To 21st century readers, 19th century depictions of death look macabre if not maudlin—the mourning portraits and quilts, the postmortem daguerreotypes, and the memorial jewelry now hopelessly, if not morbidly, distressing. Yet this sentimental culture of mourning and memorializing provided opportunities to the bereaved to assert deeply held beliefs, forge social connections, and advocate for social and political change. This culture also permeated the literature of the day, especially the works of Edgar Allan Poe and Walt Whitman. In Communities of Death, Adam C. Bradford explores the ways in which the ideas, rituals, and practices of mourning were central to the work of both authors.
While both Poe and Whitman were heavily influenced by the mourning culture of their time, their use of it differed. Poe focused on the tendency of mourners to cling to anything that could remind them of their lost loved ones; Whitman focused not on the mourner but on the soul’s immortality, positing an inevitable reunion. Yet Whitman repeatedly testified that Poe’s Gothic and macabre literature played a central role in spurring him to produce the transcendent Leaves of Grass.

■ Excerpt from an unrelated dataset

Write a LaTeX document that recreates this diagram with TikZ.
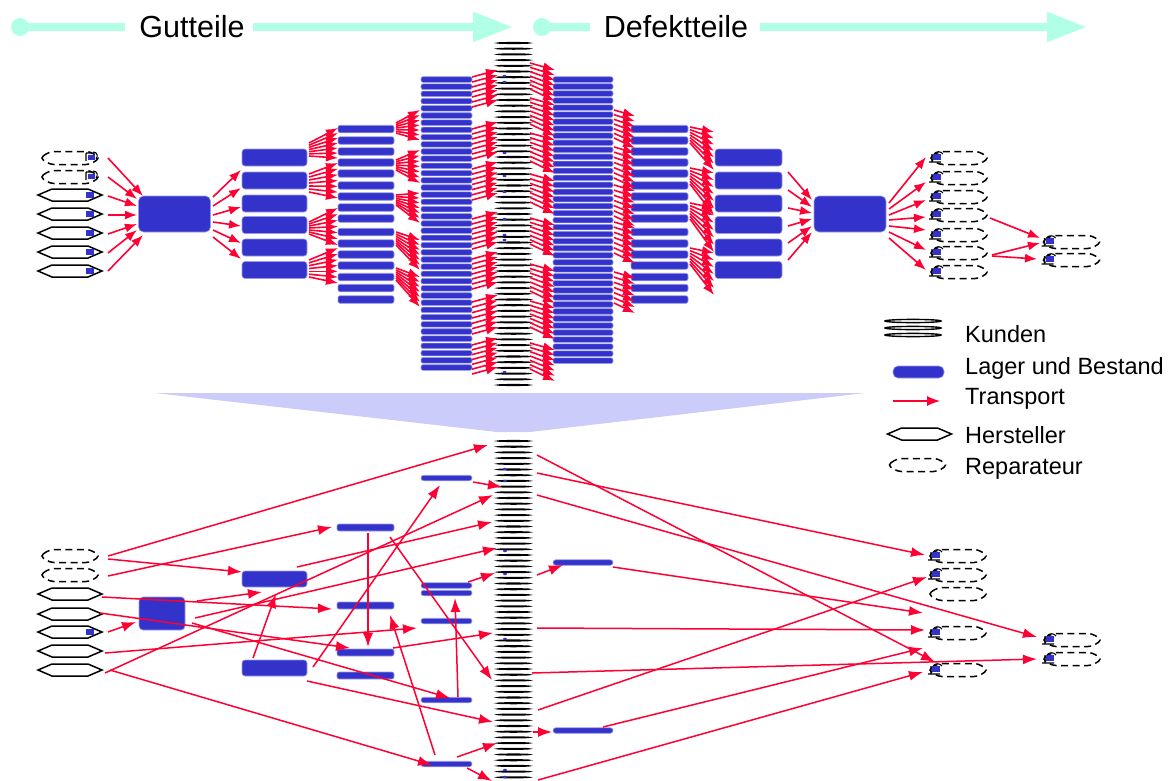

By unveiling a heretofore marginalized literary relationship between Poe and Whitman, Bradford rewrites our understanding of these authors and suggests a more intimate relationship among sentimentalism, romanticism, and transcendentalism than has previously been recognized. Bradford’s insights into the culture and lives of Poe and Whitman will change readers’ understanding of both literary icons.